This isn't to say I don't appreciate the real thing. There's nothing like the beauty of real flowers, not to mention the beautiful scent! But when realistic fake plants started making their way on the market, I took the plunge and bought some.
As with anything though, you have to be careful. Some types of plants are more conducive to "fakeness" than others! And the very realistic ones are usually much more expensive. But I think they're worth it if you really like the look of plants but hate the upkeep, the mess, etc. It also saves on the frustration encountered when you've spent good money and time on something that ends up looking like a Charlie Brown Christmas Tree. Trust me, this is what invariably happens when plants are left in my charge for any length of time.
At any rate, my oldest daughter Laura agrees with me and two weeks ago, the two of us spent an entire Saturday searching our favorite shops for a good variety of fake plants. The criteria was simple. They had to be very realistic and, perhaps most importantly, they had to be in her price range.

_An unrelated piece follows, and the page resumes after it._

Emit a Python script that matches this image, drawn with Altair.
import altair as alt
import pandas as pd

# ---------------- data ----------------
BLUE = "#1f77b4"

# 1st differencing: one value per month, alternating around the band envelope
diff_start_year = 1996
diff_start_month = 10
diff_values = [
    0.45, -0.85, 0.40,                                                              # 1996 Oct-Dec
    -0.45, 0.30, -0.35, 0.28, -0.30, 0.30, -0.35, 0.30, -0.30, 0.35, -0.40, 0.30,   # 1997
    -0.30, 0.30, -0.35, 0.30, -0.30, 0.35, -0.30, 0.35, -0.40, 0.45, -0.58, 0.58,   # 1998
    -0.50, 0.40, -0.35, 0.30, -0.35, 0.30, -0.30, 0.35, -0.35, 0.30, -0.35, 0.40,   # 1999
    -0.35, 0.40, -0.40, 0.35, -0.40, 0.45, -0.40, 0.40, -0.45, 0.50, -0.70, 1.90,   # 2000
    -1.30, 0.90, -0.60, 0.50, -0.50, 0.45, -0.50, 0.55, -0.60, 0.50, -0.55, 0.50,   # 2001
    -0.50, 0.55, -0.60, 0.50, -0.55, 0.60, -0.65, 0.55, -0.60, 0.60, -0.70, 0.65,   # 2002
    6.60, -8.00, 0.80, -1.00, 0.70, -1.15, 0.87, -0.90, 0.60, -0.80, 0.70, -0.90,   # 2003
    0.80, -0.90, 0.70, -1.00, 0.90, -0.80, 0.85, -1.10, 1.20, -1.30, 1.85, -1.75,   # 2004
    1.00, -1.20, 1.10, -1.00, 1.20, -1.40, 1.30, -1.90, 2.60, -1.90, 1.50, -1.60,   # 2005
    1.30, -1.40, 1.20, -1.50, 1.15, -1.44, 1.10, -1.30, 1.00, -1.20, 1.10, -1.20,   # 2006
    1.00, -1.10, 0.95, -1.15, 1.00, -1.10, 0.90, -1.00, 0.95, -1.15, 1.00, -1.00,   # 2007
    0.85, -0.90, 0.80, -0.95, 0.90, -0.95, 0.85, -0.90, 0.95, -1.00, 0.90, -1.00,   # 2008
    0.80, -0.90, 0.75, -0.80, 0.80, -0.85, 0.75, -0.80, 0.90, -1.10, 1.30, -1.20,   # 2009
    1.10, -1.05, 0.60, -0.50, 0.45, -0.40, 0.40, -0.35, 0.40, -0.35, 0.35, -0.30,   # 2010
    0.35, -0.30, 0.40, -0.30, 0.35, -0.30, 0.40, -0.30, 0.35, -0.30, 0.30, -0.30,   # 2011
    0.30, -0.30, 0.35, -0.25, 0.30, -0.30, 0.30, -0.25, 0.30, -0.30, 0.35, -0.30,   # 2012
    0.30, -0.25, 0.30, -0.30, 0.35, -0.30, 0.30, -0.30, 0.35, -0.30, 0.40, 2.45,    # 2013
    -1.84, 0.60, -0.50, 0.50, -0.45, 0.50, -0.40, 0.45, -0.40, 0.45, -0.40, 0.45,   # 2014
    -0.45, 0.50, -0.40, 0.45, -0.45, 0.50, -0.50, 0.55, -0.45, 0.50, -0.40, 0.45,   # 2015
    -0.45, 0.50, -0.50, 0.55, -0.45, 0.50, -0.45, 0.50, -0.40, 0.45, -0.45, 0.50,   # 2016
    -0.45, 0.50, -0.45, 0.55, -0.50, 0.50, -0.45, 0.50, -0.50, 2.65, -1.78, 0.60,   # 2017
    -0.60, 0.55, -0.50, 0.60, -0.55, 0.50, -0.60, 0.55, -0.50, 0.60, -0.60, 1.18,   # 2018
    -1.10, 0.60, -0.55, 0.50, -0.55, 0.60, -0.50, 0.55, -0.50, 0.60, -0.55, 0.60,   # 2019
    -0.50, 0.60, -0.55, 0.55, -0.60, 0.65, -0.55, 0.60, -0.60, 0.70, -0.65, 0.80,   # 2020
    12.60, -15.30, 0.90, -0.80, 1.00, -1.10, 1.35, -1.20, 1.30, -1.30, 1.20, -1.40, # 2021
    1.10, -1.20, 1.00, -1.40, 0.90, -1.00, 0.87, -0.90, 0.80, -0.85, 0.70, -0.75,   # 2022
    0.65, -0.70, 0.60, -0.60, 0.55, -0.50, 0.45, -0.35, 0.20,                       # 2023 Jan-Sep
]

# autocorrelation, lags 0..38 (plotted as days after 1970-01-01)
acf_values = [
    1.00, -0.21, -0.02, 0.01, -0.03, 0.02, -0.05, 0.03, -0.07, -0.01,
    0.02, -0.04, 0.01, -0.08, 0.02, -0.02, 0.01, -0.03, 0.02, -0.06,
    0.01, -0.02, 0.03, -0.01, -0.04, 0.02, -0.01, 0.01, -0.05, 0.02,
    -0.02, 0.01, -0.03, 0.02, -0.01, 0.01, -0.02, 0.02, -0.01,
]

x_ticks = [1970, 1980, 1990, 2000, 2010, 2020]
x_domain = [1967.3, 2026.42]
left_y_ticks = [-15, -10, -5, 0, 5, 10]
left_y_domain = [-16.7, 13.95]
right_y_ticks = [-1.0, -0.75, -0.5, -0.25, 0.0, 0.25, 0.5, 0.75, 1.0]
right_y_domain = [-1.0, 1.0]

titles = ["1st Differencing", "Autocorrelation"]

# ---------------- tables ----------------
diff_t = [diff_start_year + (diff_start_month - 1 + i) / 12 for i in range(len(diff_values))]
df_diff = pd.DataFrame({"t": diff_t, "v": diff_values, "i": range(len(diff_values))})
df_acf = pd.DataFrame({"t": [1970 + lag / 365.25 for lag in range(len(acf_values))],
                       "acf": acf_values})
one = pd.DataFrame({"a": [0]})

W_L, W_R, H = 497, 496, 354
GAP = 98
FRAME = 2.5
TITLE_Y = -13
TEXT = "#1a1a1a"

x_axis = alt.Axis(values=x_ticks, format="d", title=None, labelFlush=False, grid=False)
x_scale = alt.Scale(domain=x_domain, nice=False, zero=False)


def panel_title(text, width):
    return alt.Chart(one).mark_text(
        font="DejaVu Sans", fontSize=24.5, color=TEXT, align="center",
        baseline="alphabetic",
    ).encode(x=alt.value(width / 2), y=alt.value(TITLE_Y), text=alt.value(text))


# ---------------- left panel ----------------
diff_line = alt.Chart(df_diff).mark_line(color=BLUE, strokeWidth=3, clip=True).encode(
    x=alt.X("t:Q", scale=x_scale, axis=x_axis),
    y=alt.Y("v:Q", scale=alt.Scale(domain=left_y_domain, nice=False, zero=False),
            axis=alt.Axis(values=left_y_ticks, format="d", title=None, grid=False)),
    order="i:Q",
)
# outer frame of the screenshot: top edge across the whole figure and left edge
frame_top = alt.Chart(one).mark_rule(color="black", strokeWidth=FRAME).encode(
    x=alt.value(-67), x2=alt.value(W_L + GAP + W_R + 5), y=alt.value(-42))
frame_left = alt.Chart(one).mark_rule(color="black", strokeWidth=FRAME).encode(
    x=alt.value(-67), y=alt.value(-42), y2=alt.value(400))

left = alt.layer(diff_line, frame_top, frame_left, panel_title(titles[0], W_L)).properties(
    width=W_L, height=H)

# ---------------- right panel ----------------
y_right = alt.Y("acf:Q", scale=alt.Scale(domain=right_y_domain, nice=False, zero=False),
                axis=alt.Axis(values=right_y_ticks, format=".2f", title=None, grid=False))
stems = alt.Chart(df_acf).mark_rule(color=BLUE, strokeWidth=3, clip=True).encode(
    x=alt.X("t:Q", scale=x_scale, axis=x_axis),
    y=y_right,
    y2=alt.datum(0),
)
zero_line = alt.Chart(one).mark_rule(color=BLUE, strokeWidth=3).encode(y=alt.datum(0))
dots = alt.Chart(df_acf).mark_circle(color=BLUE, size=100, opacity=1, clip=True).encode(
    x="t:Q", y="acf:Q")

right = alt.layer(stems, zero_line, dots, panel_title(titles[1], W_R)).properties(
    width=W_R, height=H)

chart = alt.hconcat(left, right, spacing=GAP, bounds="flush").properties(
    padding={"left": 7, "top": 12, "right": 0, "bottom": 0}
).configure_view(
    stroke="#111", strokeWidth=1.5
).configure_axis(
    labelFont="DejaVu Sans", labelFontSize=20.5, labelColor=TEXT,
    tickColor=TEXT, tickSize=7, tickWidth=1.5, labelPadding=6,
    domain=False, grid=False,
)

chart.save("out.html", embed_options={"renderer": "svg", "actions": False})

I have to admit, we were exhausted at the end of the day, but we found some stunning examples and we had a great time doing it! As a treat for her, I spent the next day redecorating her small atrium that had previously housed nothing but the real thing, but which had succombed to that lovely shade of death I'd given her so many examples of over the years. Here are the results; see for yourself!
I wish these were better photographs, but I'm having some issues in this department ever since going to my new computer. Anyway....can you tell which, if any, are the real thing? If you're interested, here are some tips you might find helpful!

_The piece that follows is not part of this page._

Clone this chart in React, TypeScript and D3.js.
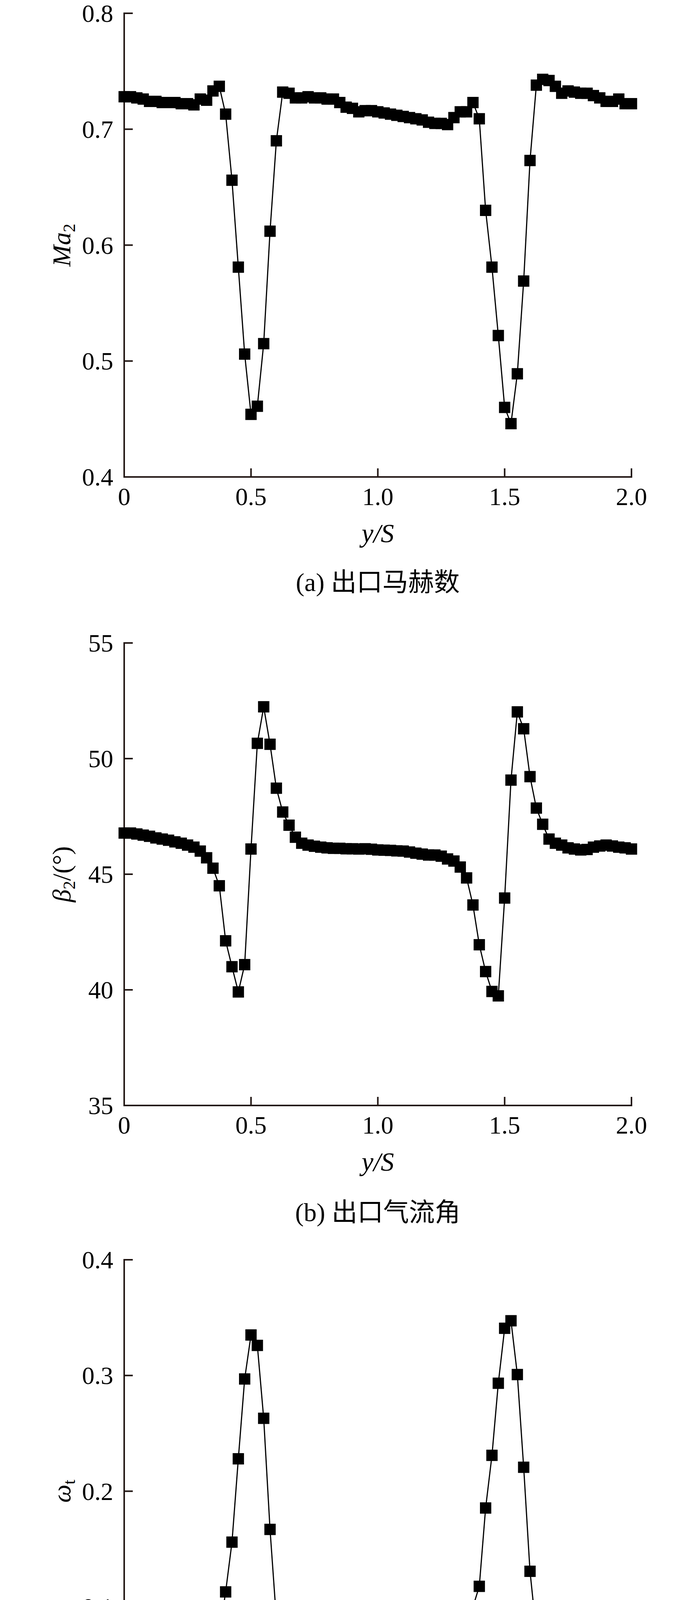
import React from 'react';
import * as d3 from 'd3';

// y/S positions of the probe points
const yS = [
  0, 0.025, 0.05, 0.075, 0.1, 0.125, 0.15, 0.175, 0.2, 0.225,
  0.25, 0.275, 0.3, 0.325, 0.35, 0.375, 0.4, 0.425, 0.45, 0.475,
  0.5, 0.525, 0.55, 0.575, 0.6, 0.625, 0.65, 0.675, 0.7, 0.725,
  0.75, 0.775, 0.8, 0.825, 0.85, 0.875, 0.9, 0.925, 0.95, 0.975,
  1.0, 1.025, 1.05, 1.075, 1.1, 1.125, 1.15, 1.175, 1.2, 1.225,
  1.25, 1.275, 1.3, 1.325, 1.35, 1.375, 1.4, 1.425, 1.45, 1.475,
  1.5, 1.525, 1.55, 1.575, 1.6, 1.625, 1.65, 1.675, 1.7, 1.725,
  1.75, 1.775, 1.8, 1.825, 1.85, 1.875, 1.9, 1.925, 1.95, 1.975,
  2.0,
];

// (a) exit Mach number
const ma2 = [
  0.728, 0.728, 0.727, 0.726, 0.724, 0.724, 0.723, 0.723, 0.723, 0.722,
  0.722, 0.721, 0.726, 0.725, 0.733, 0.737, 0.713, 0.656, 0.581, 0.506,
  0.454, 0.461, 0.515, 0.612, 0.69, 0.732, 0.731, 0.727, 0.727, 0.728,
  0.727, 0.727, 0.726, 0.726, 0.723, 0.719, 0.718, 0.715, 0.716, 0.716,
  0.715, 0.714, 0.713, 0.712, 0.711, 0.71, 0.709, 0.708, 0.706, 0.705,
  0.705, 0.704, 0.71, 0.715, 0.715, 0.723, 0.709, 0.63, 0.581, 0.522,
  0.46, 0.446, 0.489, 0.569, 0.673, 0.738, 0.743, 0.742, 0.737, 0.731,
  0.733, 0.732, 0.731, 0.731, 0.729, 0.727, 0.724, 0.724, 0.726, 0.722,
  0.722,
];

// (b) exit flow angle
const beta2 = [
  46.78, 46.78, 46.74, 46.69, 46.64, 46.57, 46.52, 46.47, 46.4, 46.34,
  46.26, 46.17, 46.0, 45.71, 45.26, 44.5, 42.12, 41.0, 39.91, 41.09,
  46.09, 50.66, 52.24, 50.62, 48.72, 47.69, 47.12, 46.6, 46.34, 46.26,
  46.21, 46.17, 46.14, 46.12, 46.12, 46.1, 46.1, 46.09, 46.1, 46.08,
  46.05, 46.04, 46.03, 46.01, 46.0, 45.96, 45.91, 45.87, 45.83, 45.83,
  45.78, 45.66, 45.57, 45.31, 44.84, 43.67, 41.95, 40.79, 39.93, 39.74,
  43.97, 49.07, 52.02, 51.29, 49.22, 47.86, 47.16, 46.52, 46.34, 46.26,
  46.14, 46.09, 46.05, 46.07, 46.17, 46.22, 46.26, 46.22, 46.17, 46.14,
  46.09,
];

// (c) total pressure loss
const omegaT = [
  0.0555, 0.0572, 0.0582, 0.0596, 0.0613, 0.0616, 0.0613, 0.064, 0.0647, 0.0658,
  0.0681, 0.0726, 0.0733, 0.072, 0.0699, 0.076, 0.113, 0.156, 0.228, 0.297,
  0.335, 0.326, 0.263, 0.167, 0.0897, 0.0555, 0.0487, 0.047, 0.0487, 0.0504,
  0.0521, 0.0538, 0.0548, 0.0562, 0.0582, 0.0599, 0.0623, 0.0647, 0.0664, 0.0675,
  0.0692, 0.0709, 0.0726, 0.0743, 0.0743, 0.0794, 0.0822, 0.0829, 0.0822, 0.088,
  0.0887, 0.0887, 0.0887, 0.0897, 0.0904, 0.1, 0.1178, 0.1855, 0.231, 0.2933,
  0.3408, 0.3473, 0.3008, 0.2207, 0.1308, 0.0777, 0.0658, 0.0658, 0.0668, 0.0681,
  0.0709, 0.0726, 0.0743, 0.076, 0.0777, 0.0788, 0.0794, 0.0805, 0.0818, 0.0835,
  0.0863,
];

const xTicks = [0.5, 1.0, 1.5, 2.0];
const xTickLabels = ['0', '0.5', '1.0', '1.5', '2.0'];
const xLabelValues = [0, 0.5, 1.0, 1.5, 2.0];
const maTicks = [0.4, 0.5, 0.6, 0.7, 0.8];
const betaTicks = [35, 40, 45, 50, 55];
const omegaTicks = [0.1, 0.2, 0.3, 0.4];

const LEFT = 318;
const RIGHT = 1617;
const INK = '#231815';
const SERIF = '"Liberation Serif", "Times New Roman", serif';
const CAPTION_FONT = '"Liberation Serif", "Noto Sans CJK SC", serif';

interface PanelProps {
  top: number;
  bottom: number;
  values: number[];
  domain: [number, number];
  ticks: number[];
  fmt: (v: number) => string;
  yLabel: React.ReactNode;
  caption: string;
  captionGap: number;
}

const Panel: React.FC<PanelProps> = ({
  top,
  bottom,
  values,
  domain,
  ticks,
  fmt,
  yLabel,
  caption,
  captionGap,
}) => {
  const x = d3.scaleLinear().domain([0, 2]).range([LEFT, RIGHT]);
  const y = d3.scaleLinear().domain(domain).range([bottom, top]);
  const pts = values.map((v, i) => [x(yS[i]), y(v)] as [number, number]);
  const line = d3.line();
  const size = 29;
  const midX = (LEFT + RIGHT) / 2;

  return (
    <g>
      {/* axes */}
      <line x1={LEFT} y1={top} x2={LEFT} y2={bottom} stroke={INK} strokeWidth={4} strokeLinecap="square" />
      <line x1={LEFT} y1={bottom} x2={RIGHT} y2={bottom} stroke={INK} strokeWidth={4} strokeLinecap="square" />
      {ticks.map((t) => (
        <g key={'y' + t}>
          <line x1={LEFT} x2={LEFT + 22} y1={y(t)} y2={y(t)} stroke={INK} strokeWidth={4} />
          <text x={LEFT - 28} y={y(t) + 22} textAnchor="end" fontSize={64} fontFamily={SERIF}>
            {fmt(t)}
          </text>
        </g>
      ))}
      {xTicks.map((t) => (
        <line key={'x' + t} x1={x(t)} x2={x(t)} y1={bottom} y2={bottom - 22} stroke={INK} strokeWidth={4} />
      ))}
      {xLabelValues.map((t, i) => (
        <text key={'xl' + t} x={x(t)} y={bottom + 72} textAnchor="middle" fontSize={64} fontFamily={SERIF}>
          {xTickLabels[i]}
        </text>
      ))}

      {/* series */}
      <path d={line(pts) ?? ''} fill="none" stroke="#000" strokeWidth={3} />
      {pts.map(([px, py], i) => (
        <rect key={i} x={px - size / 2} y={py - size / 2} width={size} height={size} fill="#000" />
      ))}

      {/* labels */}
      <text
        transform={`translate(180,${(top + bottom) / 2}) rotate(-90)`}
        textAnchor="middle"
        fontSize={66}
        fontFamily={SERIF}
      >
        {yLabel}
      </text>
      <text x={midX} y={bottom + 167} textAnchor="middle" fontSize={68} fontFamily={SERIF} fontStyle="italic">
        y/S
      </text>
      <text x={midX} y={bottom + captionGap} textAnchor="middle" fontSize={66} fontFamily={CAPTION_FONT}>
        {caption}
      </text>
    </g>
  );
};

const App: React.FC = () => {
  return (
    <>
      <style>{'body{margin:0}'}</style>
      <svg width={1772} height={4692} style={{ display: 'block', background: '#fff' }}>
        <rect width={1772} height={4692} fill="#fff" />
        <Panel
          top={34}
          bottom={1221}
          values={ma2}
          domain={[0.4, 0.8]}
          ticks={maTicks}
          fmt={(v) => v.toFixed(1)}
          yLabel={
            <>
              <tspan fontStyle="italic">Ma</tspan>
              <tspan fontSize={44} dy={12}>2</tspan>
            </>
          }
          caption="(a) 出口马赫数"
          captionGap={292}
        />
        <Panel
          top={1646}
          bottom={2830}
          values={beta2}
          domain={[35, 55]}
          ticks={betaTicks}
          fmt={(v) => String(v)}
          yLabel={
            <>
              <tspan fontStyle="italic">β</tspan>
              <tspan fontSize={44} dy={12}>2</tspan>
              <tspan dy={-12}>/(°)</tspan>
            </>
          }
          caption="(b) 出口气流角"
          captionGap={296}
        />
        <Panel
          top={3225}
          bottom={4410}
          values={omegaT}
          domain={[0, 0.4]}
          ticks={omegaTicks}
          fmt={(v) => v.toFixed(1)}
          yLabel={
            <>
              <tspan fontStyle="italic">ω</tspan>
              <tspan fontSize={44} dy={12}>t</tspan>
            </>
          }
          caption="(c) 总压损失"
          captionGap={268}
        />
      </svg>
    </>
  );
};

export default App;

1. Always use REAL DIRT and regular plant containers for a look of authenticity that's hard to beat! I can't stress how important this is. If you've gone to the expense of buying good "faux" plants, then don't skimp on the dirt! Plant them just like you would any other plant; it lends to the overall "look and feel" of the real thing.
2. Keep them clean! There's nothing like a pile of dust bunnies to give your secret away! Yes, there is some upkeep, but it's minimal. And even real plants need cleaning to keep looking their best. Just keep watch on how often they become dusty, then periodically clean them before they get "bunny-ized". My favorite method is holding the plants under cold running water. Even better, I frequently walk them out, container and all, to the deck and hose them off. It's quick and easy and I just set them aside to dry after I've given them "a good shake" to get the majority of water off them. Flowers may "bleed" a little, but I continue to wash mine this same way.

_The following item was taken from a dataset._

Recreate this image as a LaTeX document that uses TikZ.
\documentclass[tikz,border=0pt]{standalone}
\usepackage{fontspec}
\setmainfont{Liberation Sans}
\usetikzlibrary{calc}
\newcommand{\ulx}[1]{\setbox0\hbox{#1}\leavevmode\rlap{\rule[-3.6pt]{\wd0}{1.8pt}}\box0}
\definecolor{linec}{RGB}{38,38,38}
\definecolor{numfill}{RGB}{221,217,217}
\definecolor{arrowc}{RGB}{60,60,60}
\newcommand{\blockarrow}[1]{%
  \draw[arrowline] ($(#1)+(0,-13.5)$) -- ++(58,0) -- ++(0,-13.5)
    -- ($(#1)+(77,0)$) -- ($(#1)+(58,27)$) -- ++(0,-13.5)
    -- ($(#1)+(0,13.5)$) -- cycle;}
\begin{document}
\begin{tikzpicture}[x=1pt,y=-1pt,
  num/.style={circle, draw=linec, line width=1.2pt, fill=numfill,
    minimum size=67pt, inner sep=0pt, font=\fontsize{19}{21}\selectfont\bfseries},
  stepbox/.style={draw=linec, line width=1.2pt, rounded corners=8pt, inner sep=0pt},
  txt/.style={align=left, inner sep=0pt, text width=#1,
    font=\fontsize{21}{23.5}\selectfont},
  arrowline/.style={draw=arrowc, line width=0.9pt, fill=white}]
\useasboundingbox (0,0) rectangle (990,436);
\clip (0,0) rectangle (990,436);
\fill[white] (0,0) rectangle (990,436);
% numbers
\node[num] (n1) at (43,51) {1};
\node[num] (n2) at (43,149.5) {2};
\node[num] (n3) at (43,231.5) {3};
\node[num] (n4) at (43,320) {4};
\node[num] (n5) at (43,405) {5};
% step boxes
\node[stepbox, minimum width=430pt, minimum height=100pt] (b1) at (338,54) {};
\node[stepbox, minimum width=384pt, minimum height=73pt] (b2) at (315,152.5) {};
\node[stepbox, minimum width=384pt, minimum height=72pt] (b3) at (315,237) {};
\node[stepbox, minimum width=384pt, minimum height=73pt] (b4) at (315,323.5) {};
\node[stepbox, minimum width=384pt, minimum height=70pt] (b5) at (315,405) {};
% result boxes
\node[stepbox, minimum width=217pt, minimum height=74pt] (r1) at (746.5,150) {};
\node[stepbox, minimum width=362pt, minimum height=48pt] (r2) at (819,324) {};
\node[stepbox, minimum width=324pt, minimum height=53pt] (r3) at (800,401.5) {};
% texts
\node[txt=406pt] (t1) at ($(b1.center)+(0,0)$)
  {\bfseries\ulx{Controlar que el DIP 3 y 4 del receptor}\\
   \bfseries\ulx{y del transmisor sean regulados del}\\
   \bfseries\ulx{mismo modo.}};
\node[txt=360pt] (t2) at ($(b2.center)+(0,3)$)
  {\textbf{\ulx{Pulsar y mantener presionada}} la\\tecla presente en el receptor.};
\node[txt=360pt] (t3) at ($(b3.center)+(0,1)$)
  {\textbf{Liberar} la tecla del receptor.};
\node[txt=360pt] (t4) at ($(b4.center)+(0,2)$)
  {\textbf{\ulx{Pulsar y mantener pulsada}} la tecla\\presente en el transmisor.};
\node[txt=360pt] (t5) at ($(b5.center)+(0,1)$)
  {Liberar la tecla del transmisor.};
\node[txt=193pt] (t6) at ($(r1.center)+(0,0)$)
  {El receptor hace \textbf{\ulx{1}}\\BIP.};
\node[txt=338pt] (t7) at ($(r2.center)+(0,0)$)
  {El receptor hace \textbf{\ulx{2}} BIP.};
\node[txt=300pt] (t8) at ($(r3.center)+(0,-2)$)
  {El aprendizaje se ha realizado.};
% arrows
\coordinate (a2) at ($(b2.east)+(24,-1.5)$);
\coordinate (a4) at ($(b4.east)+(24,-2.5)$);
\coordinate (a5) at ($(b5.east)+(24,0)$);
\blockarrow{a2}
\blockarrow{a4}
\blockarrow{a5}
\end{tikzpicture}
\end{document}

3. Look for plants that are in keeping with the area in which they will live in. Since this atrium is such a little "hot house", I knew succulents would look very well realistic. And succulents tend to be my favorite faux plant anyway.
4. For faux flowers, the best advice I can give is to put out only those flowers that would already be in bloom at that time. I have to admit though, I put out what I like, when I like it, regardless of the season. Hey, I said it was good advice (which it is). I didn't say anyone had to follow it! Ha Ha
5. Mix plants together! Just as you might put two kinds of real plants in a garden pot, do the same with faux plants. The hanging baskets in the hotos use this type of "underplanting".
6. Another favorite tip - when you have a real plant, such as aloe vera that you want to keep on hand for burns and the like, and it starts to look a little scraggly, put in some fake stuff to "pretty it up". Consider it "make-up" for your plants!
7. Consider how close people will be standing to them to determine the quality needed to withstand "the inquisitive eye". Those plants positioned farther away may not need such a look of realism and can perhaps be less expensive. Put your money into those which are going to be given close scrutiny.
Bottom line - do what works for you! That's the beauty of today's market!!